Trees for storing carbon, grazing for livestock, improved animal welfare and sustainable rural economies – how can we satisfy all these aspirations for the British countryside? As the UK prepares to leave the EU’s Common Agricultural Policy (often called the CAP), we’re presented with a once-in-a-generation opportunity to do just that.
How the UK manages its land will be critical to reaching net zero carbon emissions by 2050 or earlier. A recent study found that greenhouse gas emissions from agriculture – including methane from livestock and nitrogen dioxide from fertilisers – are enough on their own to push global warming beyond 1.5°C. Since 70% of England is occupied by farming, how we grow food and the way we manage the rest of the land is very important in the effort to slow climate change.

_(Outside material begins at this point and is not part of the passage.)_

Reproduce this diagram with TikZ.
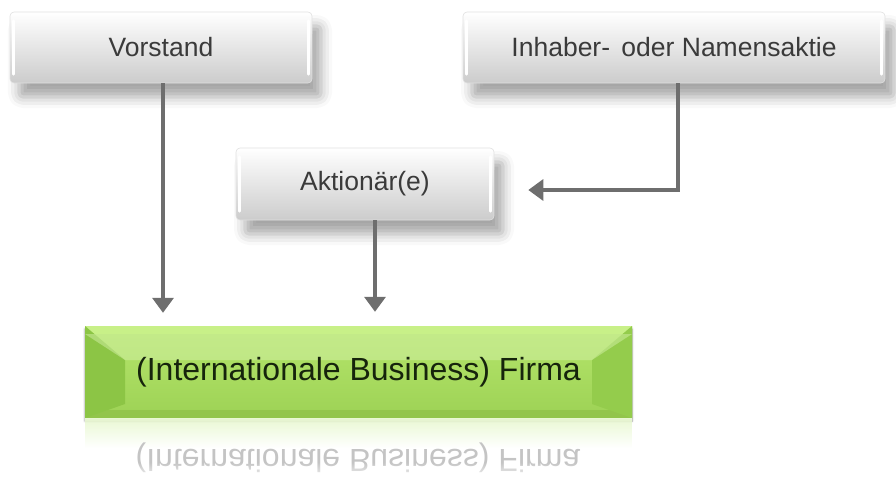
\documentclass[tikz,border=0pt]{standalone}
\usepackage{fontspec}
\setmainfont{Liberation Sans}
\usetikzlibrary{arrows.meta,shadows.blur,fadings}
\definecolor{txtgray}{HTML}{3A3A3A}
\definecolor{arrgray}{HTML}{6E6E6E}
\definecolor{gtop}{HTML}{B6E66C}
\definecolor{gbot}{HTML}{9DD255}
\definecolor{gbevL}{HTML}{8CC545}
\definecolor{gbevR}{HTML}{94CC4C}
\definecolor{gtopstrip}{HTML}{C8F088}
\definecolor{gbotstrip}{HTML}{8DC047}
\definecolor{gtext}{HTML}{16240C}
\definecolor{reflgray}{HTML}{C4C4C4}
\tikzfading[name=fadedown, top color=transparent!0, bottom color=transparent!100]
\tikzfading[name=fadeup, top color=transparent!100, bottom color=transparent!0]
\tikzset{
  graybox/.style={rounded corners=4pt, top color=white, bottom color=black!20,
    draw=black!12, line width=0.6pt, text=txtgray,
    font=\fontsize{26.5}{31}\selectfont, inner sep=0pt,
    blur shadow={shadow xshift=9pt, shadow yshift=-14pt, shadow blur radius=11pt, shadow opacity=35}},
  greenbox/.style={top color=gtop, bottom color=gbot, text=gtext, inner sep=0pt,
    font=\fontsize{32}{38}\selectfont,
    blur shadow={shadow xshift=0pt, shadow yshift=-3pt, shadow blur radius=2pt, shadow opacity=45},
    path picture={
      \fill[gtopstrip] (path picture bounding box.north west) rectangle ([yshift=-8pt]path picture bounding box.north east);
      \fill[gbotstrip, opacity=.7] ([yshift=8pt]path picture bounding box.south west) rectangle (path picture bounding box.south east);
      \fill[gbevL] (path picture bounding box.north west) -- ([xshift=40pt,yshift=-34pt]path picture bounding box.north west)
        -- ([xshift=40pt,yshift=14pt]path picture bounding box.south west) -- (path picture bounding box.south west) -- cycle;
      \fill[gbevR] (path picture bounding box.north east) -- ([xshift=-40pt,yshift=-34pt]path picture bounding box.north east)
        -- ([xshift=-40pt,yshift=14pt]path picture bounding box.south east) -- (path picture bounding box.south east) -- cycle;
      \fill[gtop!60!white, opacity=.5] ([yshift=-8pt]path picture bounding box.north west) -- ([xshift=40pt,yshift=-34pt]path picture bounding box.north west)
        -- ([xshift=-40pt,yshift=-34pt]path picture bounding box.north east) -- ([yshift=-8pt]path picture bounding box.north east) -- cycle;
    }},
  arr/.style={draw=arrgray, line width=3.4pt, -{Triangle[width=21pt,length=15pt]}},
  edgehl/.style={draw=white, line width=2.5pt, line cap=round},
  refltext/.style={text=reflgray, font=\fontsize{32}{38}\selectfont, inner sep=0pt}
}
\begin{document}
\begin{tikzpicture}[x=1pt,y=-1pt]
\useasboundingbox (0,0) rectangle (896,493);

% gray boxes
\node[graybox, minimum width=302pt, minimum height=71pt] (vor) at (161,47.5) {Vorstand};
\node[graybox, minimum width=422pt, minimum height=71pt] (inh) at (674,47.5) {Inhaber-\hspace{4pt} oder Namensaktie};
\node[graybox, minimum width=258pt, minimum height=72pt] (akt) at (365,184) {Aktionär(e)};

% edge highlights
\foreach \n in {vor,inh,akt}{
  \draw[edgehl] ([xshift=4pt,yshift=-9pt]\n.north west) -- ([xshift=4pt,yshift=9pt]\n.south west);
  \draw[edgehl] ([xshift=-4pt,yshift=-9pt]\n.north east) -- ([xshift=-4pt,yshift=9pt]\n.south east);
}

% green box
\node[greenbox, minimum width=547pt, minimum height=92pt] (firma) at (358.5,372) {(Internationale Business) Firma};

% reflection
\fill[gtop!30!white, path fading=fadedown] (firma.south west) rectangle ([yshift=-30pt]firma.south east);
\node[refltext] (refl) at (358,458) {\scalebox{1}[-1]{(Internationale Business) Firma}};
\fill[white, path fading=fadeup] ([yshift=-44pt]firma.south west) rectangle ([yshift=-64pt]firma.south east);

% connectors
\draw[arr, shorten >=13pt] ([xshift=2pt]vor.south) -- ([xshift=2pt]vor.south |- firma.north);
\draw[arr, shorten >=14pt] ([xshift=10pt]akt.south) -- ([xshift=10pt]akt.south |- firma.north);
\draw[arr, shorten >=34pt] ([xshift=4pt]inh.south) |- ([yshift=-6pt]akt.east);
\end{tikzpicture}
\end{document}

The new Agriculture Act and Environmental Land Management Scheme is the UK government’s interpretation of environmentally sustainable farming. Rather than offering subsidies based on how much farmland someone manages, the new legislation offers farmers and landowners public money for public goods. That means, in theory, there’ll be a financial incentive for farmers to reserve land for wildlife.
The Environmental Land Management scheme will be responsible for delivering these public goods. But with so little published on how it might work, some worry that a rush to protect land for nature could undermine food growing in the UK and leave us more dependent on produce shipped from abroad.
These concerns are based on a false choice though. Biodiversity and agriculture should not be opposed – they can actually work together very well.
Wood pasture and native breeds
Should we reward landowners for reserving land for nature? We run the risk of paying farmers just for existing. The CAP made a similar mistake by issuing subsidies based on how much land a farmer tended, which disproportionately benefited wealthier landowners and created an entry barrier for younger farmers by pushing up land prices.
A more sustainable – one might add, more respectful – approach would be to pay farmers for providing services which society acknowledges as valuable.
Let’s consider the production of pasture-fed beef. Economically, this is not possible in Britain without some degree of subsidy. But let’s imagine instead grazing cows in woodland rather than a field. In this wood pasture system (also known as a “silvopastoral system”), if the carbon stored by trees and undisturbed soil is actually paid for by the government, at realistic numbers of trees and of cattle, the cash value of that carbon will roughly equal the amount currently paid in production subsidy. So farmers would be paid for a service rendered.
Though less easily quantified, grazing cattle in regenerating woodland – with all the space and opportunities to exercise natural behaviour that provides – would offer a big improvement for the welfare of livestock. Some of our rarest and most endangered breeds of livestock could be used to successfully manage this land – native Tamworth pigs, for example.
Pigs can be reared in woodland, where they forage for food naturally. Annie Spratt/Unsplash, CC BY-SA
Much of the UK’s wild flora and fauna depends on pastoral landscapes – the rolling fields, hedgerows and woodland patches that typify the modern British countryside. Grazing more livestock among trees rather than empty fields would provide the grassland and tree shading that many of these native species need.
The tradition in British agricultural policy, which was amplified by the CAP, was to separate forestry and farming in completely different departments. But just as public money helps subsidise British produce, trees offer a big return on public investment by providing people with clean air and water, and offering habitat for the native wildlife species we love.
Dexter cattle are a livestock breed native to the UK. Author provided
Land use needn’t be a binary choice between rewilding or growing food on relatively unproductive land. Agricultural models that allow both processes to thrive at once are likely to be more resilient. It’s also important that the government understands how to match particular models of land use with different environments, to support the most productive farmland while maximising the environmental benefits of using the land elsewhere. This concept should inform the development of the government’s scheme.
This would help create a situation in which UK agricultural policy takes the best from the old – such as the CAP’s format of subsidising farmers for particular outcomes – and combining it with the new – rearing livestock within the native ecology – to achieve a real shift in the way land and farming are managed. The future is bright and, indeed, green, if these ideas and incentives can be brought to fruition.